Succede che non è più una libreria ma una periferica di un cervello che non è il nostro, una specie di interfaccia che prende da fuori e mostra quel che ha recuperato. E quando la memoria diventa un feed perché appiccia ricordi uno dopo l’altro, per sovraffollamento, smette di avere una gerarchia, appiattisce tutto, mixando l’adesso, l’ora, il mese fa, quell’altro giorno, trent’anni indietro.
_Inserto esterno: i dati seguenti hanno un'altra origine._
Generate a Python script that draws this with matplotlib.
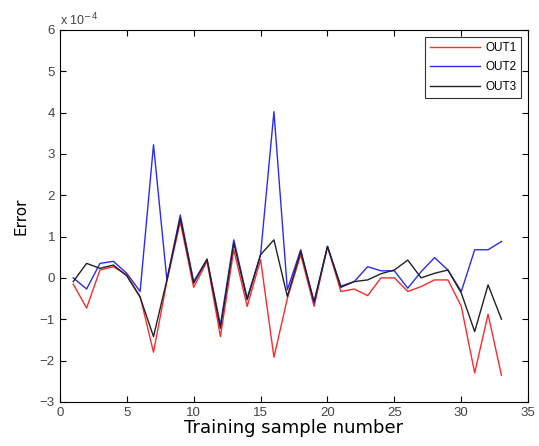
import matplotlib
matplotlib.use('agg')
import matplotlib.pyplot as plt

# error values, in units of 1e-4
samples = list(range(1, 34))
out1 = [-0.15, -0.73, 0.19, 0.27, 0.07, -0.45, -1.8, -0.09, 1.36, -0.23,
        0.40, -1.42, 0.68, -0.69, 0.44, -1.92, -0.50, 0.56, -0.69, 0.76,
        -0.33, -0.27, -0.43, 0.0, 0.0, -0.33, -0.21, -0.05, -0.05, -0.69,
        -2.3, -0.88, -2.36]
out2 = [0.0, -0.27, 0.35, 0.40, 0.11, -0.33, 3.22, -0.05, 1.52, -0.09,
        0.45, -1.14, 0.92, -0.49, 0.56, 4.02, -0.29, 0.68, -0.62, 0.76,
        -0.20, -0.09, 0.27, 0.17, 0.17, -0.25, 0.15, 0.49, 0.19, -0.33,
        0.68, 0.68, 0.88]
out3 = [-0.09, 0.35, 0.23, 0.31, 0.05, -0.47, -1.42, -0.05, 1.44, -0.13,
        0.45, -1.22, 0.84, -0.53, 0.56, 0.92, -0.45, 0.64, -0.57, 0.76,
        -0.23, -0.09, -0.05, 0.10, 0.19, 0.43, 0.0, 0.11, 0.19, -0.37,
        -1.3, -0.17, -1.0]

fig = plt.figure(figsize=(5.39, 4.46), dpi=100)
ax = fig.add_axes([0.111, 0.099, 0.869, 0.834])

ax.plot(samples, out1, color='#ff2a2a', lw=1.0, label='OUT1')
ax.plot(samples, out2, color='#2a2aff', lw=1.0, label='OUT2')
ax.plot(samples, out3, color='#222222', lw=1.0, label='OUT3')

ax.set_xlim(0, 35)
ax.set_ylim(-3, 6)
ax.set_xticks(range(0, 36, 5))
ax.set_yticks(range(-3, 7))
ax.tick_params(direction='in', top=True, right=True, labelsize=9.5,
               labelcolor='#444444', length=4)
for lbl in ax.get_xticklabels() + ax.get_yticklabels():
    lbl.set_family('Liberation Sans')
for s in ax.spines.values():
    s.set_linewidth(0.8)

ax.text(0.0, 1.005, r'x 10$^{-4}$', transform=ax.transAxes, fontsize=9,
        color='#444444', ha='left', va='bottom', family='Liberation Sans')
ax.set_xlabel('Training sample number', fontsize=13, labelpad=0)
ax.set_ylabel('Error', fontsize=11, labelpad=8)

leg = ax.legend(loc='upper right', fontsize=8.5, handlelength=4.3,
                fancybox=False, edgecolor='#333333', framealpha=1,
                borderaxespad=0.6, labelspacing=0.65, handletextpad=0.4,
                prop={'family': 'Liberation Sans', 'size': 8.5})
leg.get_frame().set_linewidth(0.8)

fig.savefig('out.png', dpi=100)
E in questo impasto lievitato di informazioni, l’unica cosa che rischiamo davvero di perdere è il nostro sguardo sulle cose, di non riuscire più a costruire sul nostro hard disk interno opinioni solide, incise, scolpite, ricordi proprietari, conclusioni giuste o sbagliate ma NOSTRE.
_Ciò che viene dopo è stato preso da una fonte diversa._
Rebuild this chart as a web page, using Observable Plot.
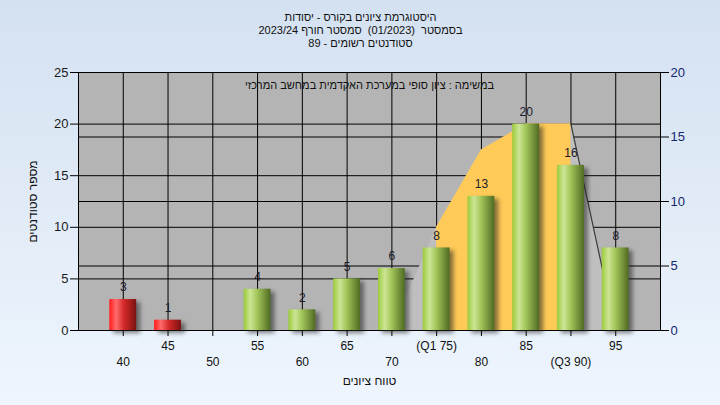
<!DOCTYPE html>
<html>
<head>
<meta charset="utf-8">
<script src="https://cdn.jsdelivr.net/npm/d3@7"></script>
<script src="https://cdn.jsdelivr.net/npm/@observablehq/plot@0.6"></script>
<style>
  html, body { margin: 0; padding: 0; }
  body { width: 720px; height: 405px; overflow: hidden;
         background: linear-gradient(to bottom, #d4e1f1, #eef5fd); }
  #chart svg { display: block; background: transparent; }
</style>
</head>
<body>
<div id="chart"></div>
<script>
// ---- data ----
const grades = [40, 45, 50, 55, 60, 65, 70, 75, 80, 85, 90, 95];
const counts = [3, 1, 0, 4, 2, 5, 6, 8, 13, 20, 16, 8];
const failLimit = 50;
const curveX = [70, 75, 80, 85, 90, 95];
const curveY = [0, 10, 17.5, 20, 20, 0];
const q1 = 75, q3 = 90;
const leftTicks = [0, 5, 10, 15, 20, 25];
const rightTicks = [0, 5, 10, 15, 20];
const rightMax = 20, leftMax = 25;
const xRow1 = [45, 55, 65, 75, 85, 95];
const xRow2 = [40, 50, 60, 70, 80, 90];
const tickLabel = {75: "(Q1 75)", 90: "(Q3 90)"};
const titles = ["היסטוגרמת ציונים בקורס - יסודות", "בסמסטר  (01/2023)  סמסטר חורף 2023/24", "סטודנטים רשומים - 89"];
const subtitle = "במשימה : ציון סופי במערכת האקדמית במחשב המרכזי";
const yTitle = "מספר סטודנטים";
const xTitle = "טווח ציונים";

const bars = grades.map((g, i) => ({g, c: counts[i]})).filter(d => d.c > 0);
const redBars = bars.filter(d => d.g < failLimit);
const greenBars = bars.filter(d => d.g >= failLimit);
const curve = curveX.map((x, i) => ({x, y: curveY[i]}));
const curveIQR = curve.filter(d => d.x >= q1 && d.x <= q3);
const curveTail = curve.filter(d => d.x >= q3);
const k = leftMax / rightMax;
const rightGrid = rightTicks.filter(v => v > 0 && v < rightMax).map(v => v * k);
const gridY = leftTicks.filter(v => v > 0 && v < leftMax).concat(rightGrid);
const fmt = v => tickLabel[v] ?? String(v);
const font = "'Liberation Sans', Arial, sans-serif";
const T = {fontSize: 11, fill: "#111", lineAnchor: "middle", textAnchor: "middle"};

const plot = Plot.plot({
  width: 720, height: 405,
  marginLeft: 78, marginRight: 60, marginTop: 72, marginBottom: 75,
  style: {fontFamily: font, fontSize: "12px", color: "#111", background: "transparent", overflow: "visible"},
  x: {domain: [35, 100], axis: null},
  y: {domain: [0, 25], axis: null},
  marks: [
    Plot.frame({fill: "#b4b4b4", stroke: null}),
    Plot.ruleY(gridY, {stroke: "#000", strokeWidth: 1}),
    Plot.ruleX(grades, {y1: 0, y2: 25, stroke: "#000", strokeWidth: 1}),
    Plot.areaY(curve, {x: "x", y: "y", fill: "#bfbfbf"}),
    Plot.areaY(curveIQR, {x: "x", y: "y", fill: "#ffca57"}),
    Plot.line(curveTail, {x: "x", y: "y", stroke: "#3a3a3a", strokeWidth: 1.2}),
    Plot.frame({stroke: "#000", strokeWidth: 1}),
    Plot.rectY(bars, {x1: d => d.g - 1.5, x2: d => d.g + 1.5, y: "c", dx: 4, dy: 3,
      fill: "#222", fillOpacity: 0.55, imageFilter: "blur(2px)"}),
    Plot.rectY(redBars, {x1: d => d.g - 1.5, x2: d => d.g + 1.5, y: "c", fill: "url(#gradRed)"}),
    Plot.rectY(greenBars, {x1: d => d.g - 1.5, x2: d => d.g + 1.5, y: "c", fill: "url(#gradGreen)"}),
    Plot.text(bars, {x: "g", y: "c", text: d => String(d.c), dy: -12, fontSize: 12, fill: "#1a1a2a"}),
    // left axis
    Plot.axisY(leftTicks, {anchor: "left", tickSize: 8, tickPadding: 2, fontSize: 13, stroke: "#000", fill: "#1a1a1a", label: null}),
    // right axis
    Plot.axisY(rightTicks.map(v => v * k), {anchor: "right", tickSize: 8, tickPadding: 2, fontSize: 13,
      tickFormat: v => String(Math.round(v / k)), stroke: "#000", fill: "#14286e", label: null}),
    // x ticks
    Plot.axisX(grades, {anchor: "bottom", tickSize: 6, tickFormat: () => "", stroke: "#000", label: null}),
    Plot.text(xRow1, {x: d => d, frameAnchor: "bottom", dy: 16, text: fmt, ...T, fontSize: 12}),
    Plot.text(xRow2, {x: d => d, frameAnchor: "bottom", dy: 32, text: fmt, ...T, fontSize: 12}),
    Plot.text([xTitle], {frameAnchor: "bottom", dy: 51, ...T, fontSize: 12}),
    Plot.text([yTitle], {frameAnchor: "left", dx: -45, rotate: -90, ...T, fontSize: 12}),
    Plot.text([subtitle], {frameAnchor: "top", dy: 13, ...T}),
    Plot.text([titles[0]], {frameAnchor: "top", dx: -9, dy: -55, ...T}),
    Plot.text([titles[1]], {frameAnchor: "top", dx: -9, dy: -42, ...T}),
    Plot.text([titles[2]], {frameAnchor: "top", dx: -9, dy: -29, ...T})
  ]
});

plot.insertAdjacentHTML("afterbegin", `
<defs>
  <linearGradient id="gradGreen" x1="0" x2="1" y1="0" y2="0">
    <stop offset="0" stop-color="#9bcb3a"/>
    <stop offset="0.25" stop-color="#cce595"/>
    <stop offset="0.5" stop-color="#a3c65a"/>
    <stop offset="1" stop-color="#4f6b22"/>
  </linearGradient>
  <linearGradient id="gradRed" x1="0" x2="1" y1="0" y2="0">
    <stop offset="0" stop-color="#ff1a1a"/>
    <stop offset="0.25" stop-color="#ff6a6a"/>
    <stop offset="0.55" stop-color="#d42828"/>
    <stop offset="1" stop-color="#7a1212"/>
  </linearGradient>
</defs>`);

// Hebrew text: right-to-left base direction
plot.querySelectorAll("text").forEach(t => {
  if (/[\u0590-\u05FF]/.test(t.textContent)) t.setAttribute("direction", "rtl");
});

document.getElementById("chart").appendChild(plot);
</script>
</body>
</html>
Ma non arrendiamoci, perché ora che ci siamo distrutti, quasi annegando in questo bagno di pessimismo, una buona notizia ci dovrà pur essere no? Ed eccola. La memoria funziona come un muscolo. Se la usi, cresce, se la alleni, risponde.
Quindi potemmo non essere condannati all’amnesia digitale ma trovarci semplicemente davanti a un bivio: delegare tutto a macchine che ricordano male, o tornare a ricordare quel che ci piace e ci dà emozioni. A farci domande e a dubitare anche del telefono, anche se è diventato ormai un arto artificiale non previsto. Alla fine, ricorderemo sempre le stesse cose: ciò che ci ha fatto ridere quando non ne avevamo voglia, ciò che ci ha fatto cambiare strada senza sapere perché, ciò che ci ha scossi anche solo per un secondo. E nessuna AI potrà replicare quella scossa. Le macchine archiviano. Noi, sentiamo.
Quindi, se proprio dobbiamo delegare qualcosa all’AI, che si prenda le scadenze, i compleanni dei cugini, che divori agende e task come fossero popcorn. Ma i ricordi no.
Quelli teniamoceli stretti: sono l’unica cosa che nessun hardware esterno, nemmeno con tutti gli amplificatori del mondo, potrà mai sentire, custodire o restituire con quel sound ad alta fedeltà, meglio di noi.